If you’re feeling full and life is chaotic and crazy, you don’t need another book on how to study the Bible or how to memorize scripture better or how to even add another cool prayer practice to your life. Those things may help, but they won’t help you when you’re feeling busy and chaotic. You’ll just struggle to add those things to your life and then you’ll have both the sensation of spinning wheels and the guilt of not being able to live a spiritual-enough life.

If you are a follower of Jesus, then here is what you have: you are a member of God’s family who can call him “Father.” You are mysteriously united with Jesus, and the Holy Spirit dwells in you. That is what you already have. You don’t have to work to gain those things. You may need to change things in order to “experience” that reality, but you can’t add anything to your life that will make any of those things more real.

So if you read scripture, you will give yourself a tool to experience the presence of God.

If you pray, you’ll be able to confess sins, express what’s on your mind, and, if you learn how to listen, hear what God is saying to you.

If you add a new spiritual discipline or practice, you’ll create more space to experience God in your life. If you keep an open mind, you’ll ideally start to become aware of God throughout each day.

However, none of those spiritual practices can change God’s presence in our lives. If anything, it’s the stuff in our lives that prevents us from seeing God. We are too loaded down with distractions and burdens to hear and experience God.

Some of us, perhaps many of us, rely on these distractions as a way to medicate our pain, confusion, or disappointment in life. I find it striking that Jesus described himself as a doctor who had come for the sick. It’s like he knew that our world is full of hurting people who are relying on all kinds of “drugs” to get through the day.

We are promised abundant life that flows constantly like water from a spring. However, so many days it feels like a trickle. Then again, perhaps some of us are picking at dry ground, praying for a bit of relief. We’re looking for the perfect way to dig up enough water for today, and those promises of abundant life feel like a dirty trick.

I have seen time and time again that I can only move forward spiritually if I remove something. I need to eliminate the stuff that is keeping me from being present in my day, from hearing God, and from resting in who I am.

Our core identity in Christ is the foundation for our lives, and too often we try to become something holier and more spiritual on a false foundation of extra effort or new fangled spiritual gimmicks.

The “work” of the Christian life isn’t convincing God to be with us. The work is cutting out all of the crap and distractions that cut us off from our identity in Christ and fill up our days. God can’t build until the foundation is cleared of all the junk. And sometimes the junk is stuff we like—television shows, sports, social media, news sites, etc. It’s a leap of faith to trust God has something better for us if we prepare a place in our lives.

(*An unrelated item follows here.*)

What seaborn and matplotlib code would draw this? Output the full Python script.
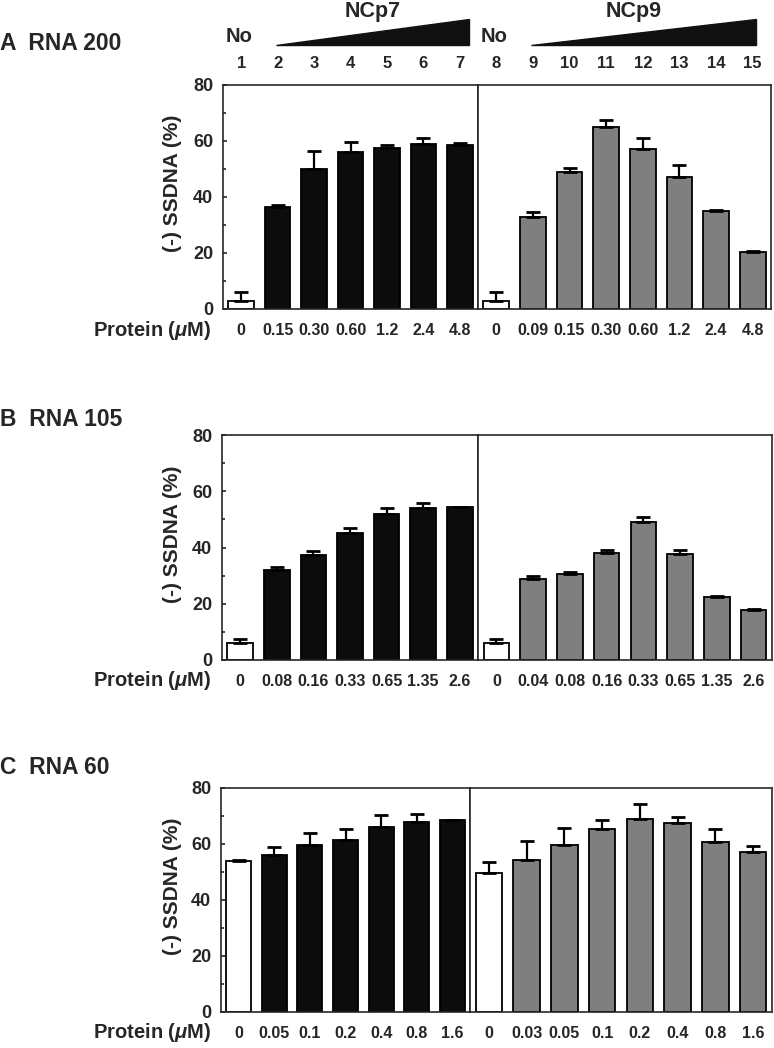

Perhaps we’ll be prepared to take this leap of faith when we’re hurting enough or feel lost enough. You’re always welcome to try adding another new thing. I just suspect that it will fall flat without addressing your identity in Christ first and foremost.

I’m not saying that God can’t help things get better or that more prayer and Bible won’t help. I’m just saying that we all have so much more than we realize already. It’s right there for us, and we don’t see it. It would be a tragedy if we spent our lives trying to add one more thing when the most important things are hidden because we haven’t learned to grow through subtraction.